Even Robert Christgau couldn't get it right all the time. The self-professed "dean of American rock critics" sniffed at Roberta Flack's Quiet Fire in 1971 thusly: "Flack is generally regarded as the most significant new black woman singer since Aretha Franklin, and at moments she sounds kind, intelligent, and very likable. But she often exhibits the gratuitous gentility you'd expect of someone who says 'between you and I.'"
At this juncture, Flack was three albums into a tenure with Atlantic Records and only about to reach sensational heights in her storied career. Her take on a folk song by Ewan MacColl, "The First Time Ever I Saw Your Face," was about to be rescued from the second side of debut album First Take (1969) when director Clint Eastwood used it to terrific effect in his directorial debut Play Misty for Me. Released as a single in the spring of '72, it soared to the top of the Billboard Hot 100 and took home a Grammy for Record of the Year. Flack's next trick was unprecedented: 1973's Grammy Award for Record of the Year went to another Flack track: her interpretation of the Charles Fox-Norman Gimbel tune "Killing Me Softly with His Song," another chart-topping single. (The Record of the Year prize has since gone to one artist in two consecutive years twice: to U2 in 2001 and 2002, and Billie Eilish in 2020 and 2021.) Gentility or not, it was and is hard to argue Flack's absolute utility as an interpreter of song, whose vocal stylings offered an alternate path to success in soul and pop music. It is this we remember following the announcement of her passing today at the age of 88.
Flack was seemingly destined for greatness at an early age. At 15, she enrolled at Howard University on a full-ride scholarship, continuing the classical piano studies she began as a child in Arlington, Virginia until switching her major to voice and helping conduct the university choir. A planned graduate program was sidelined by the death of her father; she instead turned to teaching music and accompanying opera singers at dinner shows in the Washington, D.C. area. Her voice teacher suggested she'd have greater luck as a pop musician than a classical singer; not long after, Les McCann caught her act and agreed. What happened next was the stuff of legend: marathon sessions with producer Joel Dorn, running through a murderer's row of standards in less than half a day's time.

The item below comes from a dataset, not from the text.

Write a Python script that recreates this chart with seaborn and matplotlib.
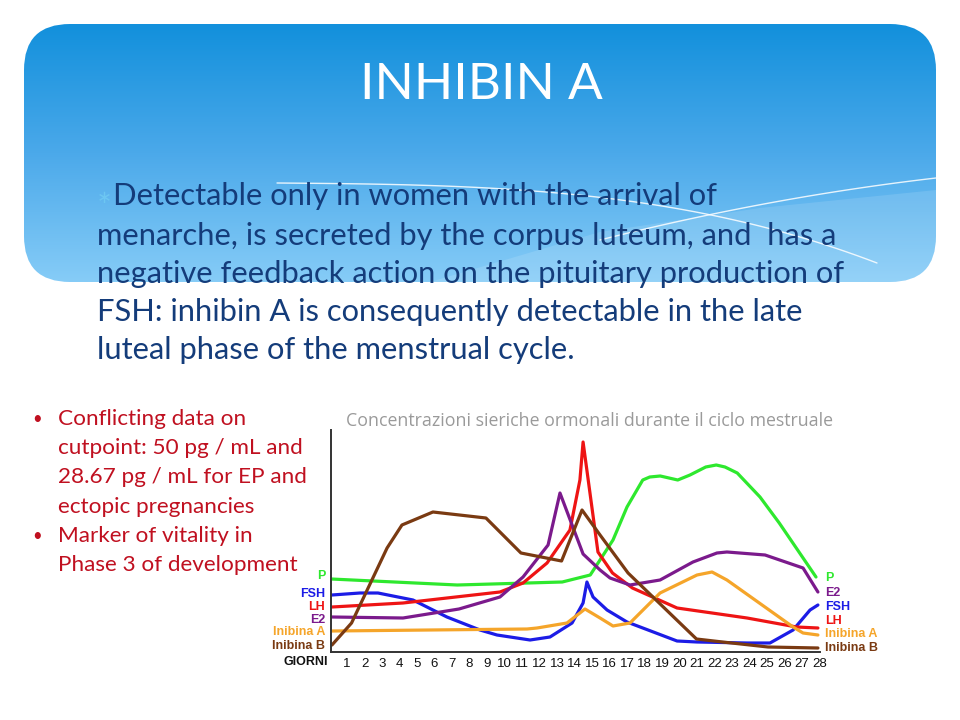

These sessions became the nucleus of First Take (and its 50th anniversary reissue) and set the template for what audiences came to expect (and revere) from Flack. what she lacked in the kind of gutsy grit possessed by her genre contemporaries, she instead delivered by way of an enveloping warmth and can't-turn-away interpretations. Smokey Robinson may have given quiet storm its name, but it was Flack who first put the weather systems on our radars. She'd prove the perfect duet partner for an Atlantic Records labelmate and upstart named Donny Hathaway, cutting a hit album in 1972 that featured the Top 5 smash "Where is the Love," which joined "First Time" and "Killing Me Softly" in going gold. So too did the chart-topping "Feel Like Makin' Love" and the No. 2 Hathaway duet "The Closer I Get to You."
During this period, Flack learned to make music her way, making room for herself to grow in the process. She knew fame could be fickle. "All of a sudden you get that rush of 20,000, 30,000, 50,000 people--THE WORLD," she told Time in 1975. "All these people love me, you think. Then you're back in a hotel room by yourself in Missouri, your stomach hurts, and your humanness just overwhelms you." That humanness was on full display on 1975's Feel Like Makin' Love, her first LP without Joel Dorn in the producer's chair; he was replaced by Flack herself, under the name "Rubina Flake." Flack was less visible in the '80s - hits like the Peabo Bryson duet "Tonight I Celebrate My Love" and the Maxi Priest team-up "Set the Night to Music" notwithstanding - but it would soon become clear that her real presence in the years to come was as an influencer to new generations of female soul singers, from Erykah Badu and Lauryn Hill (whose cover of "Killing Me Softly" with the Fugees became one of the major musical touchstones of the late '90s) to SZA and Tinashe. (Consider Ann Powers' mighty 2020 essay on flack for NPR.)
Perhaps Christgau's MOR placement of Flack never had any basis in reality - a critical misreading of a woman who'd been a guest on Bob Dylan's Rolling Thunder Revue and whose last album, 2013's Let It Be Roberta, recast The Beatles in her own vision. (Flack was next-door neighbors to John Lennon and Yoko Ono at The Dakota.) The real story, I am almost certain, will be written by a new generation who'll recount the first time ever they heard her voice, believe in its timbre and power, and surrender to the feelings it will elicit.
One of the most beautiful singing voices that I have had the pleasure of listening to.